BEGIN Dataset section
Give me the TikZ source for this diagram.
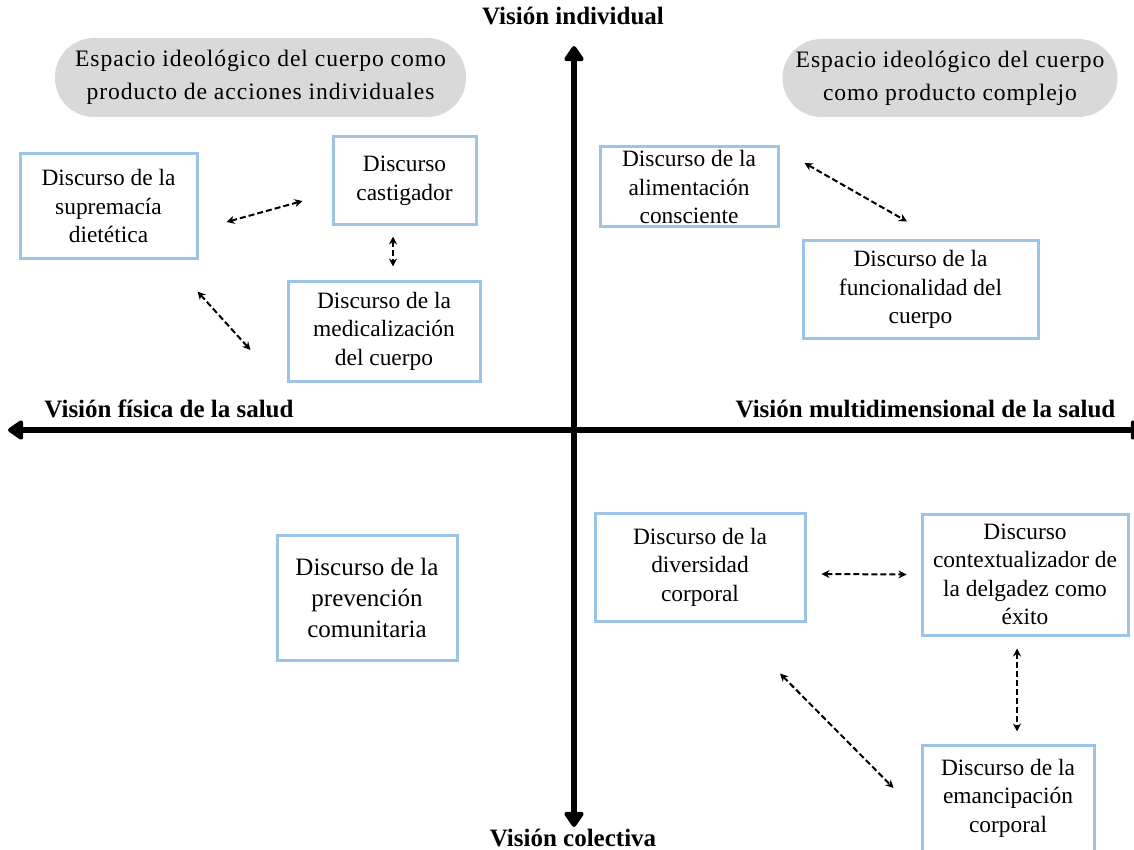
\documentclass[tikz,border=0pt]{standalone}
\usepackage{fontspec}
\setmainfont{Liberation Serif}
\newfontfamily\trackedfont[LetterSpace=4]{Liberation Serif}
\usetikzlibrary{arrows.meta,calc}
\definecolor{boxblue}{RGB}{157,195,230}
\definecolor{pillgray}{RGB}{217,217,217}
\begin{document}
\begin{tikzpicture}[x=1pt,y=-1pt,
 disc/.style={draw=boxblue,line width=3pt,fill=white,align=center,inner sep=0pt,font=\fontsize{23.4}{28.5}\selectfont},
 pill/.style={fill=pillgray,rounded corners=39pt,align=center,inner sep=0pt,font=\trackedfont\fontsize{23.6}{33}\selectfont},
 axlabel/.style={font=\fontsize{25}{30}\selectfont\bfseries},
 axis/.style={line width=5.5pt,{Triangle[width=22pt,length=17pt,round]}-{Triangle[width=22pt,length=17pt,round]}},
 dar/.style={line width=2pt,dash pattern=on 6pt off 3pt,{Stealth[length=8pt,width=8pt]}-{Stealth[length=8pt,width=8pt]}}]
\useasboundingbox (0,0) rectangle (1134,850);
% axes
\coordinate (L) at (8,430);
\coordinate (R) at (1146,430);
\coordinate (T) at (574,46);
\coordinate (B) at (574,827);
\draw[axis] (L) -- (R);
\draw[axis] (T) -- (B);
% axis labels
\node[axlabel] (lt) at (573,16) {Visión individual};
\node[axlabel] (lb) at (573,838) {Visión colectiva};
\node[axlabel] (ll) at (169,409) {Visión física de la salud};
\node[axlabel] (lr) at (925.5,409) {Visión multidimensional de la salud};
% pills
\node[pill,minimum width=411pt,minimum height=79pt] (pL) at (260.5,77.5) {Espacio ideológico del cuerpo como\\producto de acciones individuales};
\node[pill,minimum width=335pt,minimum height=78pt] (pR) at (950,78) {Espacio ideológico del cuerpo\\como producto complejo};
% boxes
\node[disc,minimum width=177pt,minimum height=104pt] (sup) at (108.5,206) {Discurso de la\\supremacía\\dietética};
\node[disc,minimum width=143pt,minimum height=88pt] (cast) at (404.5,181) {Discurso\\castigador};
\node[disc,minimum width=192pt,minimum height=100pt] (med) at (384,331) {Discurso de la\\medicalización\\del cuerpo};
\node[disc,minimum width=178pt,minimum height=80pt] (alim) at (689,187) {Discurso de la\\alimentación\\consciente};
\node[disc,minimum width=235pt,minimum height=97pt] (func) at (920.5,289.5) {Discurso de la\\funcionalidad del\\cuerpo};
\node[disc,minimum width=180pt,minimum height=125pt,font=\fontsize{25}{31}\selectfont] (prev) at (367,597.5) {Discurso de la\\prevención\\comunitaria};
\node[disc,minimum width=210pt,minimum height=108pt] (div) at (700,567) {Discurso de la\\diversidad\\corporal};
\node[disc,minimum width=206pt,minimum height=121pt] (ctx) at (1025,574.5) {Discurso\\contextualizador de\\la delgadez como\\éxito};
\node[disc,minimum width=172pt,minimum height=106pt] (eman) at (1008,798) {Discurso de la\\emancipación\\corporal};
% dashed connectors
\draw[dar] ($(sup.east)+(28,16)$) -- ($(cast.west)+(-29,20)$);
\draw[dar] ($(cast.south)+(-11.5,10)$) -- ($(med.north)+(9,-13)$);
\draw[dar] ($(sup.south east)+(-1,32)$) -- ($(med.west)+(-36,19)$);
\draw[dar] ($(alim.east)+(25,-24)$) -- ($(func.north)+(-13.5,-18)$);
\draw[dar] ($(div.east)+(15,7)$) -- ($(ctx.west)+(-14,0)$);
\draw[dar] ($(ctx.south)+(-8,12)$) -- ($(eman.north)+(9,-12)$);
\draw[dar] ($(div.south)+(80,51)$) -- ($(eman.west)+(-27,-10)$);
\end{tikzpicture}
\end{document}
END Dataset section
• [The exercise]
Skipping the pictures, transcribe each line above exactly as it appears.

• [Written solution]
Give me the TikZ source for this diagram.
\documentclass[tikz,border=0pt]{standalone}
\usepackage{fontspec}
\setmainfont{Liberation Serif}
\newfontfamily\trackedfont[LetterSpace=4]{Liberation Serif}
\usetikzlibrary{arrows.meta,calc}
\definecolor{boxblue}{RGB}{157,195,230}
\definecolor{pillgray}{RGB}{217,217,217}
\begin{document}
\begin{tikzpicture}[x=1pt,y=-1pt,
 disc/.style={draw=boxblue,line width=3pt,fill=white,align=center,inner sep=0pt,font=\fontsize{23.4}{28.5}\selectfont},
 pill/.style={fill=pillgray,rounded corners=39pt,align=center,inner sep=0pt,font=\trackedfont\fontsize{23.6}{33}\selectfont},
 axlabel/.style={font=\fontsize{25}{30}\selectfont\bfseries},
 axis/.style={line width=5.5pt,{Triangle[width=22pt,length=17pt,round]}-{Triangle[width=22pt,length=17pt,round]}},
 dar/.style={line width=2pt,dash pattern=on 6pt off 3pt,{Stealth[length=8pt,width=8pt]}-{Stealth[length=8pt,width=8pt]}}]
\useasboundingbox (0,0) rectangle (1134,850);
% axes
\coordinate (L) at (8,430);
\coordinate (R) at (1146,430);
\coordinate (T) at (574,46);
\coordinate (B) at (574,827);
\draw[axis] (L) -- (R);
\draw[axis] (T) -- (B);
% axis labels
\node[axlabel] (lt) at (573,16) {Visión individual};
\node[axlabel] (lb) at (573,838) {Visión colectiva};
\node[axlabel] (ll) at (169,409) {Visión física de la salud};
\node[axlabel] (lr) at (925.5,409) {Visión multidimensional de la salud};
% pills
\node[pill,minimum width=411pt,minimum height=79pt] (pL) at (260.5,77.5) {Espacio ideológico del cuerpo como\\producto de acciones individuales};
\node[pill,minimum width=335pt,minimum height=78pt] (pR) at (950,78) {Espacio ideológico del cuerpo\\como producto complejo};
% boxes
\node[disc,minimum width=177pt,minimum height=104pt] (sup) at (108.5,206) {Discurso de la\\supremacía\\dietética};
\node[disc,minimum width=143pt,minimum height=88pt] (cast) at (404.5,181) {Discurso\\castigador};
\node[disc,minimum width=192pt,minimum height=100pt] (med) at (384,331) {Discurso de la\\medicalización\\del cuerpo};
\node[disc,minimum width=178pt,minimum height=80pt] (alim) at (689,187) {Discurso de la\\alimentación\\consciente};
\node[disc,minimum width=235pt,minimum height=97pt] (func) at (920.5,289.5) {Discurso de la\\funcionalidad del\\cuerpo};
\node[disc,minimum width=180pt,minimum height=125pt,font=\fontsize{25}{31}\selectfont] (prev) at (367,597.5) {Discurso de la\\prevención\\comunitaria};
\node[disc,minimum width=210pt,minimum height=108pt] (div) at (700,567) {Discurso de la\\diversidad\\corporal};
\node[disc,minimum width=206pt,minimum height=121pt] (ctx) at (1025,574.5) {Discurso\\contextualizador de\\la delgadez como\\éxito};
\node[disc,minimum width=172pt,minimum height=106pt] (eman) at (1008,798) {Discurso de la\\emancipación\\corporal};
% dashed connectors
\draw[dar] ($(sup.east)+(28,16)$) -- ($(cast.west)+(-29,20)$);
\draw[dar] ($(cast.south)+(-11.5,10)$) -- ($(med.north)+(9,-13)$);
\draw[dar] ($(sup.south east)+(-1,32)$) -- ($(med.west)+(-36,19)$);
\draw[dar] ($(alim.east)+(25,-24)$) -- ($(func.north)+(-13.5,-18)$);
\draw[dar] ($(div.east)+(15,7)$) -- ($(ctx.west)+(-14,0)$);
\draw[dar] ($(ctx.south)+(-8,12)$) -- ($(eman.north)+(9,-12)$);
\draw[dar] ($(div.south)+(80,51)$) -- ($(eman.west)+(-27,-10)$);
\end{tikzpicture}
\end{document}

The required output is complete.